* AIM: The material below should be written out in full and exactly; pictures stay out of the copy.

[start of DATA SHOWN]

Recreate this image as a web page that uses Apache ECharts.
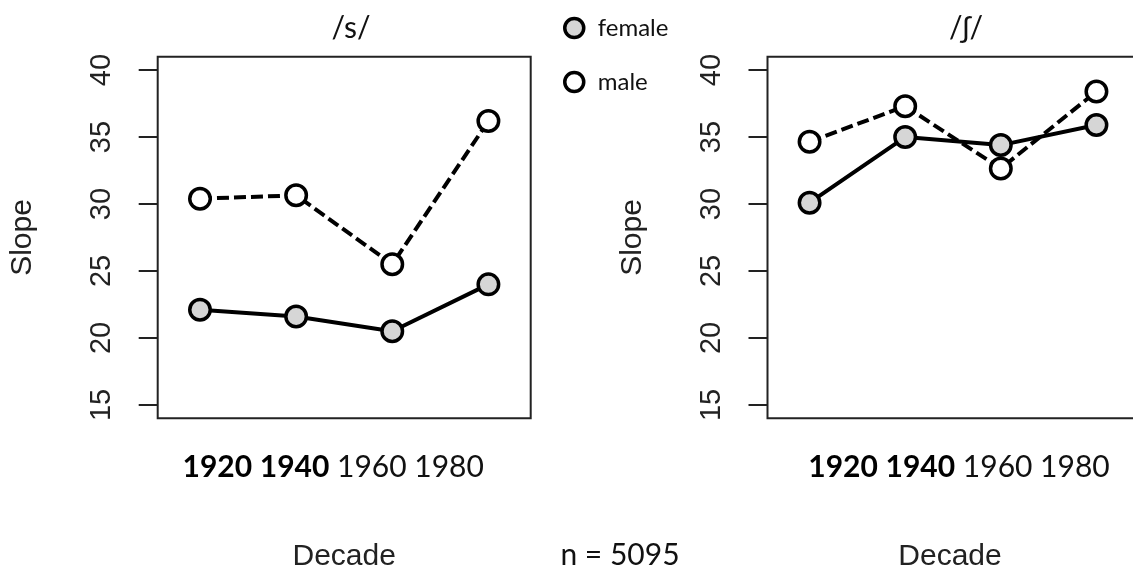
<!DOCTYPE html>
<html>
<head>
<meta charset="utf-8">
<script src="https://cdn.jsdelivr.net/npm/echarts@6/dist/echarts.min.js"></script>
<style>
html,body{margin:0;padding:0;background:#fff;}
#chart{width:1133px;height:572px;}
</style>
</head>
<body>
<div id="chart"></div>
<script>
// ---- data ----
const decades = [1920, 1940, 1960, 1980];
const decadeLabels = ['1920', '1940', '1960', '1980'];
const boldDecades = ['1920', '1940'];
const panelTitles = ['/s/', '/ʃ/'];
const sFemale = [22.1, 21.6, 20.5, 24.0];
const sMale = [30.4, 30.65, 25.5, 36.2];
const shFemale = [30.1, 35.0, 34.4, 35.9];
const shMale = [34.65, 37.3, 32.65, 38.4];
const yTicks = [15, 20, 25, 30, 35, 40];
const yAxisTitle = 'Slope';
const xAxisTitle = 'Decade';
const sampleSize = 5095;

// ---- styles ----
const FEMALE_FILL = '#d6d6d6';
const MALE_FILL = '#ffffff';
const CAL = 'Lato, "Open Sans", sans-serif';
const ARIAL = '"Liberation Sans", Arial, sans-serif';

const chart = echarts.init(document.getElementById('chart'), null, {renderer: 'canvas'});

const rowText = decadeLabels.map(d => boldDecades.includes(d) ? '{b|' + d + '}' : '{n|' + d + '}').join('{n| }');

const grids = [
  {left: 157.7, top: 56.7, width: 373, height: 361.6},
  {left: 767.5, top: 56.7, width: 371, height: 361.6}
];

function rowAxis(gi, padRight) {
  return {
    type: 'value', gridIndex: gi, min: 1911.2, max: 1988.8,
    axisLine: {show: false}, axisTick: {show: false}, axisLabel: {show: false}, splitLine: {show: false},
    name: rowText, nameLocation: 'middle', nameGap: 34,
    nameTextStyle: {
      padding: [0, padRight, 0, 0],
      rich: {
        b: {fontFamily: CAL, fontSize: 30, fontWeight: 'bold', color: '#000'},
        n: {fontFamily: CAL, fontSize: 30, fontWeight: 'normal', color: '#111'}
      }
    }
  };
}
function decadeAxis(gi, padRight) {
  return {
    type: 'value', gridIndex: gi, min: 1911.2, max: 1988.8, position: 'bottom',
    axisLine: {show: false}, axisTick: {show: false}, axisLabel: {show: false}, splitLine: {show: false},
    name: xAxisTitle, nameLocation: 'middle', nameGap: 123,
    nameTextStyle: {fontFamily: ARIAL, fontSize: 30, color: '#222', padding: [0, padRight, 0, 0]}
  };
}
function yAxis(gi) {
  return {
    type: 'value', gridIndex: gi, min: 14, max: 41,
    axisLine: {show: false},
    splitLine: {show: false},
    axisTick: {show: true, inside: false, length: 19, customValues: yTicks, lineStyle: {color: '#222', width: 2}},
    axisLabel: {show: true, customValues: yTicks, rotate: 90, margin: 41, fontFamily: ARIAL, fontSize: 29, color: '#222'},
    name: yAxisTitle, nameLocation: 'middle', nameRotate: 90, nameGap: 120,
    nameTextStyle: {fontFamily: ARIAL, fontSize: 30, color: '#222'}
  };
}

function lineSeries(name, gi, values, dashed, fill) {
  return {
    type: 'line', name: name, xAxisIndex: gi, yAxisIndex: gi,
    data: decades.map((d, i) => [d, values[i]]),
    symbol: 'circle', symbolSize: 20.5, showAllSymbol: true,
    itemStyle: {color: fill, borderColor: '#000', borderWidth: 3.5, opacity: 1},
    lineStyle: {color: '#000', width: 4, type: dashed ? [12, 5] : 'solid'},
    emphasis: {disabled: true}, silent: true
  };
}

const option = {
  animation: false,
  backgroundColor: '#fff',
  grid: grids.map(g => Object.assign({show: true, borderColor: '#222', borderWidth: 2, backgroundColor: 'transparent', containLabel: false, outerBoundsMode: 'none'}, g)),
  xAxis: [rowAxis(0, 22), rowAxis(1, -12), decadeAxis(0, 0), decadeAxis(1, 6)],
  yAxis: [yAxis(0), yAxis(1)],
  legend: {
    orient: 'vertical', left: 563, top: 16, icon: 'circle', padding: 0,
    itemWidth: 19, itemHeight: 19, itemGap: 30,
    selectedMode: false,
    textStyle: {fontFamily: CAL, fontSize: 24, color: '#111', padding: [0, 0, 0, 9]},
    data: [
      {name: 'female', itemStyle: {color: FEMALE_FILL, borderColor: '#000', borderWidth: 3.5}},
      {name: 'male', itemStyle: {color: MALE_FILL, borderColor: '#000', borderWidth: 3.5}}
    ]
  },
  title: [
    {text: panelTitles[0], left: 346, top: 8, textAlign: 'center', textStyle: {fontFamily: CAL, fontSize: 30, fontWeight: 'normal', color: '#111'}},
    {text: panelTitles[1], left: 961, top: 8, textAlign: 'center', textStyle: {fontFamily: CAL, fontSize: 30, fontWeight: 'normal', color: '#111'}},
    {text: 'n = ' + sampleSize, left: 615, top: 535, textAlign: 'center', textStyle: {fontFamily: CAL, fontSize: 30, fontWeight: 'normal', color: '#111'}}
  ],
  series: [
    lineSeries('male', 0, sMale, true, MALE_FILL),
    lineSeries('female', 0, sFemale, false, FEMALE_FILL),
    lineSeries('male', 1, shMale, true, MALE_FILL),
    lineSeries('female', 1, shFemale, false, FEMALE_FILL)
  ]
};
chart.setOption(option);
</script>
</body>
</html>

[end of DATA SHOWN]

* TASK RESULT:
Recreate this image as a web page that uses Apache ECharts.
<!DOCTYPE html>
<html>
<head>
<meta charset="utf-8">
<script src="https://cdn.jsdelivr.net/npm/echarts@6/dist/echarts.min.js"></script>
<style>
html,body{margin:0;padding:0;background:#fff;}
#chart{width:1133px;height:572px;}
</style>
</head>
<body>
<div id="chart"></div>
<script>
// ---- data ----
const decades = [1920, 1940, 1960, 1980];
const decadeLabels = ['1920', '1940', '1960', '1980'];
const boldDecades = ['1920', '1940'];
const panelTitles = ['/s/', '/ʃ/'];
const sFemale = [22.1, 21.6, 20.5, 24.0];
const sMale = [30.4, 30.65, 25.5, 36.2];
const shFemale = [30.1, 35.0, 34.4, 35.9];
const shMale = [34.65, 37.3, 32.65, 38.4];
const yTicks = [15, 20, 25, 30, 35, 40];
const yAxisTitle = 'Slope';
const xAxisTitle = 'Decade';
const sampleSize = 5095;

// ---- styles ----
const FEMALE_FILL = '#d6d6d6';
const MALE_FILL = '#ffffff';
const CAL = 'Lato, "Open Sans", sans-serif';
const ARIAL = '"Liberation Sans", Arial, sans-serif';

const chart = echarts.init(document.getElementById('chart'), null, {renderer: 'canvas'});

const rowText = decadeLabels.map(d => boldDecades.includes(d) ? '{b|' + d + '}' : '{n|' + d + '}').join('{n| }');

const grids = [
  {left: 157.7, top: 56.7, width: 373, height: 361.6},
  {left: 767.5, top: 56.7, width: 371, height: 361.6}
];

function rowAxis(gi, padRight) {
  return {
    type: 'value', gridIndex: gi, min: 1911.2, max: 1988.8,
    axisLine: {show: false}, axisTick: {show: false}, axisLabel: {show: false}, splitLine: {show: false},
    name: rowText, nameLocation: 'middle', nameGap: 34,
    nameTextStyle: {
      padding: [0, padRight, 0, 0],
      rich: {
        b: {fontFamily: CAL, fontSize: 30, fontWeight: 'bold', color: '#000'},
        n: {fontFamily: CAL, fontSize: 30, fontWeight: 'normal', color: '#111'}
      }
    }
  };
}
function decadeAxis(gi, padRight) {
  return {
    type: 'value', gridIndex: gi, min: 1911.2, max: 1988.8, position: 'bottom',
    axisLine: {show: false}, axisTick: {show: false}, axisLabel: {show: false}, splitLine: {show: false},
    name: xAxisTitle, nameLocation: 'middle', nameGap: 123,
    nameTextStyle: {fontFamily: ARIAL, fontSize: 30, color: '#222', padding: [0, padRight, 0, 0]}
  };
}
function yAxis(gi) {
  return {
    type: 'value', gridIndex: gi, min: 14, max: 41,
    axisLine: {show: false},
    splitLine: {show: false},
    axisTick: {show: true, inside: false, length: 19, customValues: yTicks, lineStyle: {color: '#222', width: 2}},
    axisLabel: {show: true, customValues: yTicks, rotate: 90, margin: 41, fontFamily: ARIAL, fontSize: 29, color: '#222'},
    name: yAxisTitle, nameLocation: 'middle', nameRotate: 90, nameGap: 120,
    nameTextStyle: {fontFamily: ARIAL, fontSize: 30, color: '#222'}
  };
}

function lineSeries(name, gi, values, dashed, fill) {
  return {
    type: 'line', name: name, xAxisIndex: gi, yAxisIndex: gi,
    data: decades.map((d, i) => [d, values[i]]),
    symbol: 'circle', symbolSize: 20.5, showAllSymbol: true,
    itemStyle: {color: fill, borderColor: '#000', borderWidth: 3.5, opacity: 1},
    lineStyle: {color: '#000', width: 4, type: dashed ? [12, 5] : 'solid'},
    emphasis: {disabled: true}, silent: true
  };
}

const option = {
  animation: false,
  backgroundColor: '#fff',
  grid: grids.map(g => Object.assign({show: true, borderColor: '#222', borderWidth: 2, backgroundColor: 'transparent', containLabel: false, outerBoundsMode: 'none'}, g)),
  xAxis: [rowAxis(0, 22), rowAxis(1, -12), decadeAxis(0, 0), decadeAxis(1, 6)],
  yAxis: [yAxis(0), yAxis(1)],
  legend: {
    orient: 'vertical', left: 563, top: 16, icon: 'circle', padding: 0,
    itemWidth: 19, itemHeight: 19, itemGap: 30,
    selectedMode: false,
    textStyle: {fontFamily: CAL, fontSize: 24, color: '#111', padding: [0, 0, 0, 9]},
    data: [
      {name: 'female', itemStyle: {color: FEMALE_FILL, borderColor: '#000', borderWidth: 3.5}},
      {name: 'male', itemStyle: {color: MALE_FILL, borderColor: '#000', borderWidth: 3.5}}
    ]
  },
  title: [
    {text: panelTitles[0], left: 346, top: 8, textAlign: 'center', textStyle: {fontFamily: CAL, fontSize: 30, fontWeight: 'normal', color: '#111'}},
    {text: panelTitles[1], left: 961, top: 8, textAlign: 'center', textStyle: {fontFamily: CAL, fontSize: 30, fontWeight: 'normal', color: '#111'}},
    {text: 'n = ' + sampleSize, left: 615, top: 535, textAlign: 'center', textStyle: {fontFamily: CAL, fontSize: 30, fontWeight: 'normal', color: '#111'}}
  ],
  series: [
    lineSeries('male', 0, sMale, true, MALE_FILL),
    lineSeries('female', 0, sFemale, false, FEMALE_FILL),
    lineSeries('male', 1, shMale, true, MALE_FILL),
    lineSeries('female', 1, shFemale, false, FEMALE_FILL)
  ]
};
chart.setOption(option);
</script>
</body>
</html>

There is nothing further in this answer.